Len Deighton–spy thrillers.

Len Deighton—spy thrillers. Leiter Writing Tips
[writing as Ben Leiter]

This guy holds a top spot for being one of my favorite spy- thriller writers. Right up there with John LeCarré.
Why?

Not a writer. No training. Wrote like writing to a friend in 1st person. Read a lot before in his life. Made it all up. …likes the idea of making his readers “jump about: as they try to work out whether his characters are telling the truth, half-truths or downright lies.”

Also,
Excellent at building subtle conflict.
I really enjoy his first person point of view.
It’s easy to relate to his intelligence agent, series protagonist, Bernard Samson: middle-aged; worries about his job, his wife, the kids, and life. Knows there is something wrong in his marriage, but not quite sure what.

Sample excerpts:

“Fiona was very beautiful, especially when she smiled that sort of smile that women save for men who have lost their woman.”

“Beside the bed, my photo stared back at me from its silver frame. Bernard Sampson, a serious young man with baby face, wavy hair and horn-rimmed glasses looked nothing like the wrinkled old fool I shaved every morning.”“…he kept his voice flat, and contrived the casual offhand tone in which Englishmen prefer to discuss matters of life and death.”

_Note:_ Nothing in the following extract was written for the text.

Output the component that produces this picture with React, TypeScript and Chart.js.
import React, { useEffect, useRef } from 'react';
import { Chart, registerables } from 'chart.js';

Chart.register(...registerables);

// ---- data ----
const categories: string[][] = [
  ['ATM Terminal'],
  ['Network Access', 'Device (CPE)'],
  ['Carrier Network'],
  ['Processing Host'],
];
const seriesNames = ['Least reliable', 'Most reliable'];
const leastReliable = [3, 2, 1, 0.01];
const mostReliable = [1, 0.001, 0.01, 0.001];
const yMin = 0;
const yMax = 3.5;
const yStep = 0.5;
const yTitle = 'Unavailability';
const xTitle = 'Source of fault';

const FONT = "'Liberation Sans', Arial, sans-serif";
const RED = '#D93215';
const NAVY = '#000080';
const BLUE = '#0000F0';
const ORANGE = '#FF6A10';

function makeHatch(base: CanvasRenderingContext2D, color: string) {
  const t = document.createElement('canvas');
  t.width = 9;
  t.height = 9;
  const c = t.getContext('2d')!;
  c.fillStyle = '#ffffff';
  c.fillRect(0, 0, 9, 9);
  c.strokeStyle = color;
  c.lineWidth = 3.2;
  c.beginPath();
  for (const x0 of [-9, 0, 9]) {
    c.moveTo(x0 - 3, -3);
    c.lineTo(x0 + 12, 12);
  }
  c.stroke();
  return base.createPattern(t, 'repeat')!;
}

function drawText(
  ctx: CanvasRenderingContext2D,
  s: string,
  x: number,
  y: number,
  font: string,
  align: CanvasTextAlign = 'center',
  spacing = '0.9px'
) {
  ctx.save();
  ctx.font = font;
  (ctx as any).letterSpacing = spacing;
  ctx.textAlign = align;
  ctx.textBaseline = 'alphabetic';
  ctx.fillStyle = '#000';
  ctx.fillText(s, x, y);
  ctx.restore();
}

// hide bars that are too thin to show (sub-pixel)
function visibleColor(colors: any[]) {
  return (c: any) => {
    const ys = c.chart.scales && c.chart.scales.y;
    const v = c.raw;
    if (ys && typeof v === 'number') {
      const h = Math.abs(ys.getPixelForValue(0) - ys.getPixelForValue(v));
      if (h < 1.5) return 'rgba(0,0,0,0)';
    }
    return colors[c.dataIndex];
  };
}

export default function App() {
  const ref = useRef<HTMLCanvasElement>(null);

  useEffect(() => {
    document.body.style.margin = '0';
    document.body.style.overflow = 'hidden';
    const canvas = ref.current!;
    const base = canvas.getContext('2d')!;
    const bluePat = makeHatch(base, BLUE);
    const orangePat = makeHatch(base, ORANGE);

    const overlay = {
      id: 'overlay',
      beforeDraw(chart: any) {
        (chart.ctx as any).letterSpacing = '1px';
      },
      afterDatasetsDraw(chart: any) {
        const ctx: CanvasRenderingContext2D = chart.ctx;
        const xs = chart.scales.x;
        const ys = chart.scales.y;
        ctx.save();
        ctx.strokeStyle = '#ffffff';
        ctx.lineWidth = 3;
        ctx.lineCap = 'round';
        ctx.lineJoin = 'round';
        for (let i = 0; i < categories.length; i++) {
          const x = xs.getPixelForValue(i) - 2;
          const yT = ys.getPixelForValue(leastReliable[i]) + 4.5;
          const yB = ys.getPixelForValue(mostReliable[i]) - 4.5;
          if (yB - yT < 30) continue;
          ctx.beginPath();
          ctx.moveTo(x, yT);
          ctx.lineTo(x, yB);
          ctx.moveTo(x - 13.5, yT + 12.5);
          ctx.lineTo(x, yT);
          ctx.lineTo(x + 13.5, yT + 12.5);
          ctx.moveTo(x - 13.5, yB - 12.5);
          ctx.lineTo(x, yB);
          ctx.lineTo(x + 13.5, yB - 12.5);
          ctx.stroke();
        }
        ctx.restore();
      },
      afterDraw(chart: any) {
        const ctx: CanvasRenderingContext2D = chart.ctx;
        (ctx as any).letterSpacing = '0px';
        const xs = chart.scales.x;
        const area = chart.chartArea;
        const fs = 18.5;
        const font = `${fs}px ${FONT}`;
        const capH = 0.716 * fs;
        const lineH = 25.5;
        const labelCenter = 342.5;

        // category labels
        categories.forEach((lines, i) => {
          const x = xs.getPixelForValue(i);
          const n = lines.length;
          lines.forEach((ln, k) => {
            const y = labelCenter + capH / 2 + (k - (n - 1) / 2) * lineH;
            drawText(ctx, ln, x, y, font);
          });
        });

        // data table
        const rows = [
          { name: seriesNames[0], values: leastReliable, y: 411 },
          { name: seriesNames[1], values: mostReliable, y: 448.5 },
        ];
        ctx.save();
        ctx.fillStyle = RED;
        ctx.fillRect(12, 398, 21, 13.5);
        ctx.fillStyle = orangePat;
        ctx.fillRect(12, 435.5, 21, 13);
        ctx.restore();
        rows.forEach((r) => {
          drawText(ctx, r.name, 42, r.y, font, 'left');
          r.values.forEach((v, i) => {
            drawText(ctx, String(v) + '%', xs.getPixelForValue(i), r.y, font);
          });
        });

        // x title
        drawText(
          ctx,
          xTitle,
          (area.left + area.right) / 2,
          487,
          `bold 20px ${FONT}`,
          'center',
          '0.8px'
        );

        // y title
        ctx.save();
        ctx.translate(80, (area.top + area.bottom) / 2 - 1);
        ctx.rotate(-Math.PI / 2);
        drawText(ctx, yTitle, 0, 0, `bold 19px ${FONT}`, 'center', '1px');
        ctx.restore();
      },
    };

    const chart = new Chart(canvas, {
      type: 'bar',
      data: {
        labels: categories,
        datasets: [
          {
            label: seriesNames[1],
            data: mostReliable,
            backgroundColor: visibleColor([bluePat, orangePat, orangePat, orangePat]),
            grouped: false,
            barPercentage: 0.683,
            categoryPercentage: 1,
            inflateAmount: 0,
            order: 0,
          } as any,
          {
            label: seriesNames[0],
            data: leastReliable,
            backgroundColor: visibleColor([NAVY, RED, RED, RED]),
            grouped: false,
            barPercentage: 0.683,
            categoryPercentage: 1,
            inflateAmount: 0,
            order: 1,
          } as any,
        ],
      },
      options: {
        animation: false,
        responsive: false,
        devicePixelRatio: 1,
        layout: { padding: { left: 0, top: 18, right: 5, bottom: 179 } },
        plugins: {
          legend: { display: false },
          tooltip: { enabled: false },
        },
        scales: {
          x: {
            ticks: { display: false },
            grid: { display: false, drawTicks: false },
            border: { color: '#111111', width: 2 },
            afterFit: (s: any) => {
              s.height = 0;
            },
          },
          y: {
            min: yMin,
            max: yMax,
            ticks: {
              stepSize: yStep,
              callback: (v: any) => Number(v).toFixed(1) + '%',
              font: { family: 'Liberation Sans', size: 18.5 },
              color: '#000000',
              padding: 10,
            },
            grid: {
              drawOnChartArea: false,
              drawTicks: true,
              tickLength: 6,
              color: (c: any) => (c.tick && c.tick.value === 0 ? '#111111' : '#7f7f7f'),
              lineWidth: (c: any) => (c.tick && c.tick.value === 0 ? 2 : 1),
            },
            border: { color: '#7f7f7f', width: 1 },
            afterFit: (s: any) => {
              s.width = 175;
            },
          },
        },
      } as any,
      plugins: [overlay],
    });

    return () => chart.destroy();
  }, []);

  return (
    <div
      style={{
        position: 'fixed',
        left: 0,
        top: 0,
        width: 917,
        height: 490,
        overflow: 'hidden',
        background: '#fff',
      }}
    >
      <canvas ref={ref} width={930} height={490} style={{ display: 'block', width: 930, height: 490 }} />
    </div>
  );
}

“He liked clichés. They were, he said, the best way to get simple ideas into the heads of idiots.”

“Brett had spent his life in swivel chairs, arguing with dictating machines and smiling for committees.”

“…where Hitler had fought his last battles against marriage and the Red Army and, defeated by both Venus and Mars, blew out his troubled brains…”

“I am beginning to think that Christianity has a lot in common with Marxist-Leninism…God is dialectical materialism; Christ is Karl Marx; the Church is the Party, the elect is the proletariat, and the Second Coming is the Revolution.”

“The truth was that I didn’t know whether I loved her or not; all I knew was that I missed her dreadfully when I wasn’t with her. If that wasn’t love, I’d settle for it until love arrived.”

“All around me there were the “over” people: overanxious, overweight, overbearing, overeducated, overrated, overweening, overachieving, overselling, overspending, and overproducing.”

Eastern Europe had not yet discovered orthodontistry. With no proper elections to contest, its leaders did not need teeth and hair.”

“Anyone who’d read a history book could see that Hitler gained power by wooing the German middle classes while the communists disdained them.”

“But love is like the measles; the later in life it afflicts you, the more severe the consequences.”
“Is there anything you can take for it?”
“Only wedding vows.”

“He was wearing gloves, I noticed. That was encouraging. Men wearing gloves are not quick on the trigger.”

He said in uncertain English, ‘We Germans are so very like you Americans! That is why there is this constant friction. Both our countrymen respond to ideology, both seek always to improve the world, and both often want to improve it by means of military crusades.’